“Si
el Hijo os hace libres, seréis realmente libres” (Jn 8, 31-42). La discusión entre los fariseos y Jesús gira en torno
a la libertad y la esclavitud: mientras los fariseos afirman que son libres
porque son “hijos de Abraham” y observantes de la Ley, Jesús les dice que no lo
son, porque aunque sean descendientes de Abraham, son esclavos del pecado.

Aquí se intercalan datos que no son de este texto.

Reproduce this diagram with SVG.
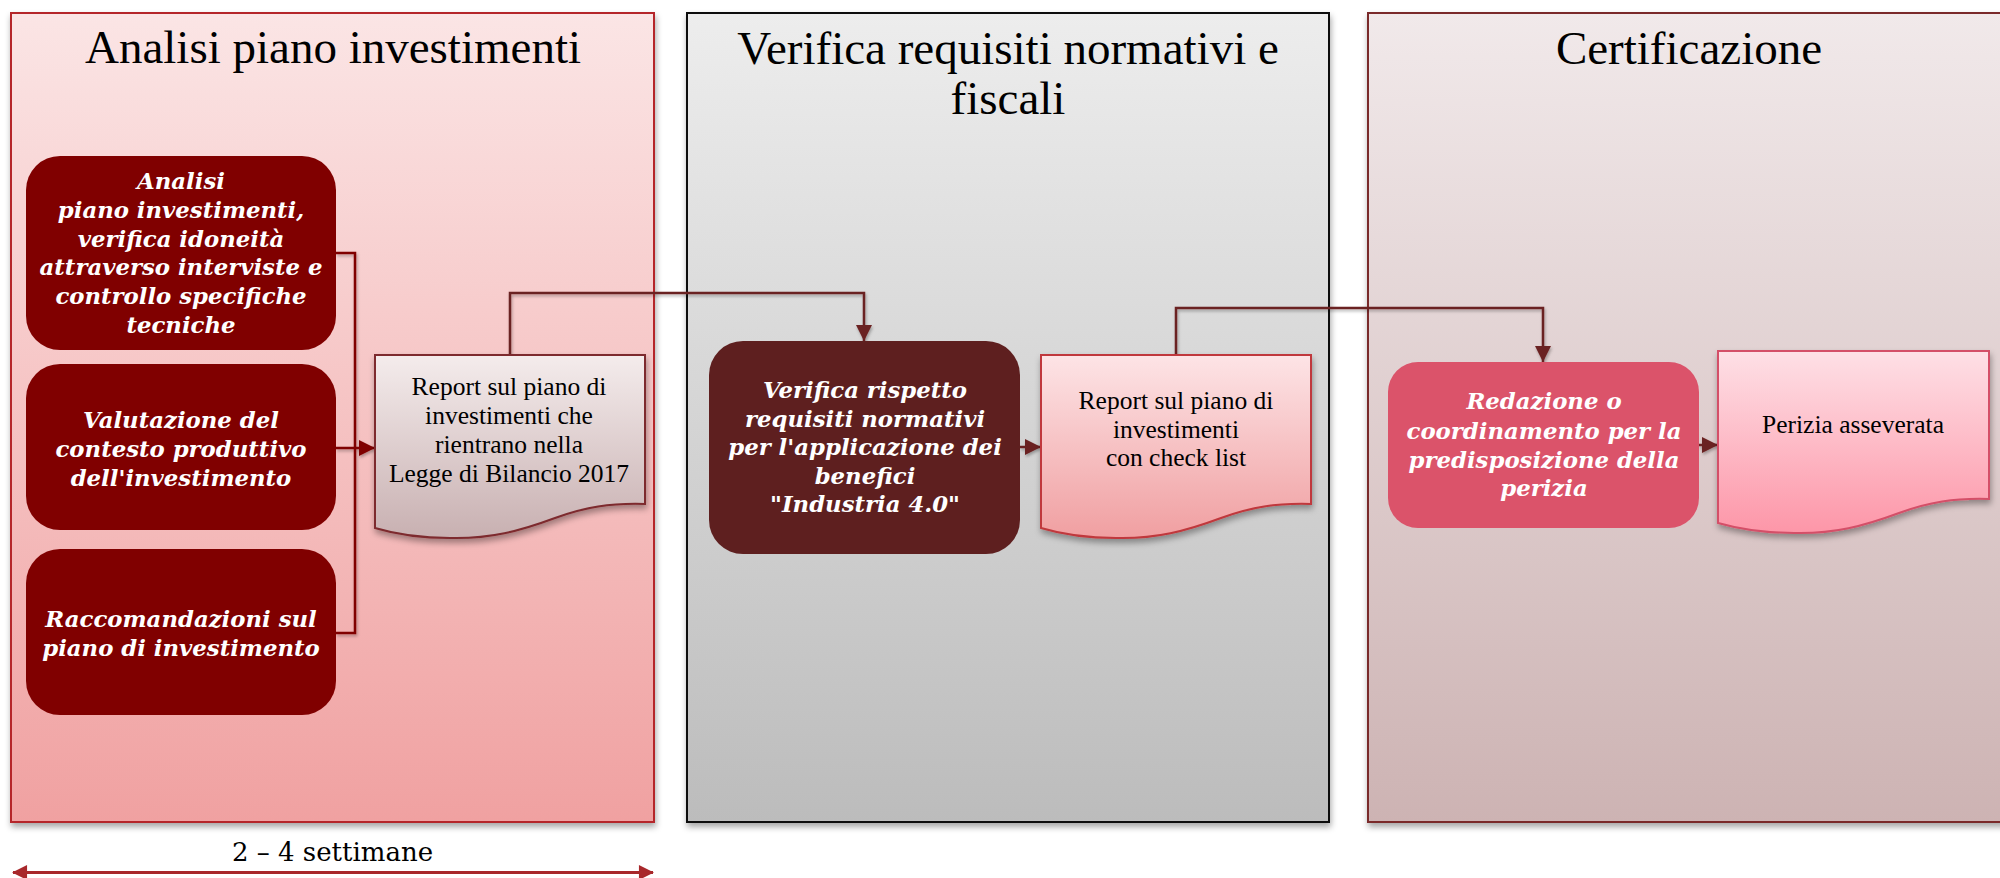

Jesús les dice también que es verdaderamente libre aquel a quien el Hijo del
hombre, es decir, Él mismo, hace libre con su gracia, porque solo la gracia
santificante concede la verdadera libertad al hombre, al destruir el pecado en
el alma, que es lo que esclaviza al alma. El pecado es lo que hace al hombre
esclavo de sus pasiones, del error, de la ignorancia y del Demonio y mientras el
hombre esté sujeto al pecado, está sujeto a las cadenas que lo hacen esclavo. Estas
cadenas espirituales se rompen solo con la gracia que Jesucristo viene a
conceder a través de su muerte en cruz y que se derrama sobre las almas por
medio de los sacramentos.
“Si
el Hijo os hace libres, seréis realmente libres”. Los fariseos no entienden
que, aunque sean hijos de Abraham, no son libres, sino esclavos de sus
pasiones, del pecado y del Demonio y siguen sin entenderlo hasta ahora y esta
falta de comprensión es la que los lleva a crucificar a Jesús. El hombre
verdaderamente libre no es el que no tiene cadenas materiales y puede circular
libremente por la calle, sino el que ha sido liberado por la gracia
santificante de Cristo que se concede por los sacramentos. Es por esta razón
que lo que hace verdaderamente libre al hombre es la nueva economía
sacramental, mientras que la Antigua Ley lo constituye en esclavo. Somos libres
solo cuando Cristo rompe las cadenas espirituales del pecado con su gracia,
administrada por los sacramentos. Hasta que esto no suceda, sea alguien hijo o
no de Abraham, es esclavo del pecado, de sus pasiones y del demonio.